Insurance giant Allianz said a "volatile financial market" contributed to a 15% drop in net income in the three months to September. Hit by outflows in asset management and declines in insurance, the Munich-based insurer also said that revenue was down to €27.5bn (£19.6bn) from €28.8bn (£20.6bn) one year ago.
Net income fell to €1.36bn (£974.9 million) from €1.61bn (£1.15bn) a year earlier, a drop of 15.4% that Allianz partially attributed to "one-off tax benefits in the year-earlier quarter". Nonetheless, chief financial officer Dieter Wemmer said they expected "the full year operating profit to grow and arrive in the upper end of our target range of €10bn (£7.16bn) to €10.8bn (£7.74bn.)"
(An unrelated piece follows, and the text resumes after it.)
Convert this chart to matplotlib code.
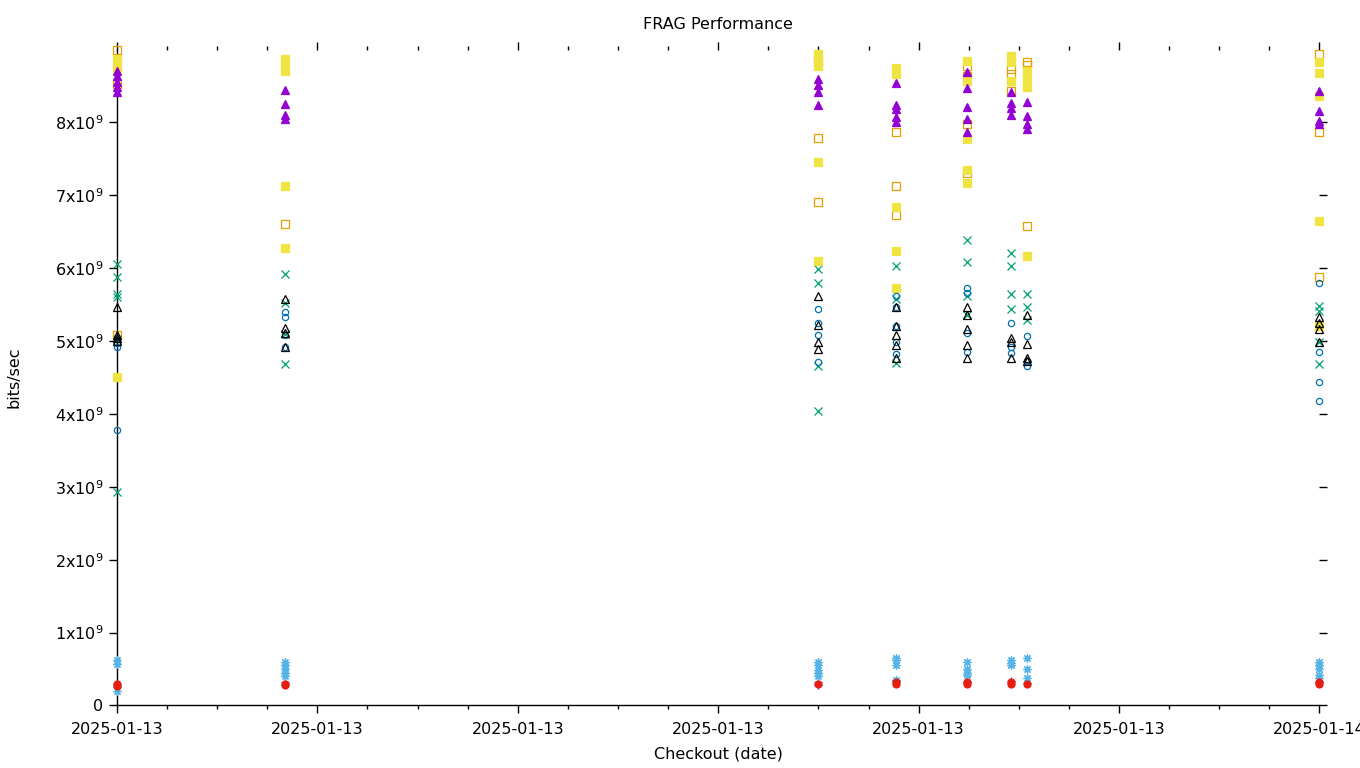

"In a volatile financial market environment, Allianz's fundamentals remained at a solid level in all business segments in the third quarter," he said in a statement.
Although gross premiums written in the company's Property and Casualty insurance increased 2.4% to €11.25 bn (£8.1bn) in the third quarter, the operating profit was down 5% to €1.35bn (£967.8bn) in the third quarter "affected by lower investment and underwriting results," the company said in a statement.
Nonetheless, Mr Wemmer insisted "the overall development of the segment is on track."
In asset management net outflows totalled €14.8bn (£10.6bn), slowing from €47.4bn (£34bn) a year earlier. At US bond company Pimco, which Allianz is parent company to, net outflows were €16bn (£11.5bn) in the quarter.
"Net outflows at PIMCO nearly halved compared to the previous quarter and have reached the lowest quarterly level since the start of net outflows in the third quarter of 2013," said Mr Wemmer. "At Allianz Global Investors, third party net inflows continued for the eleventh consecutive quarter."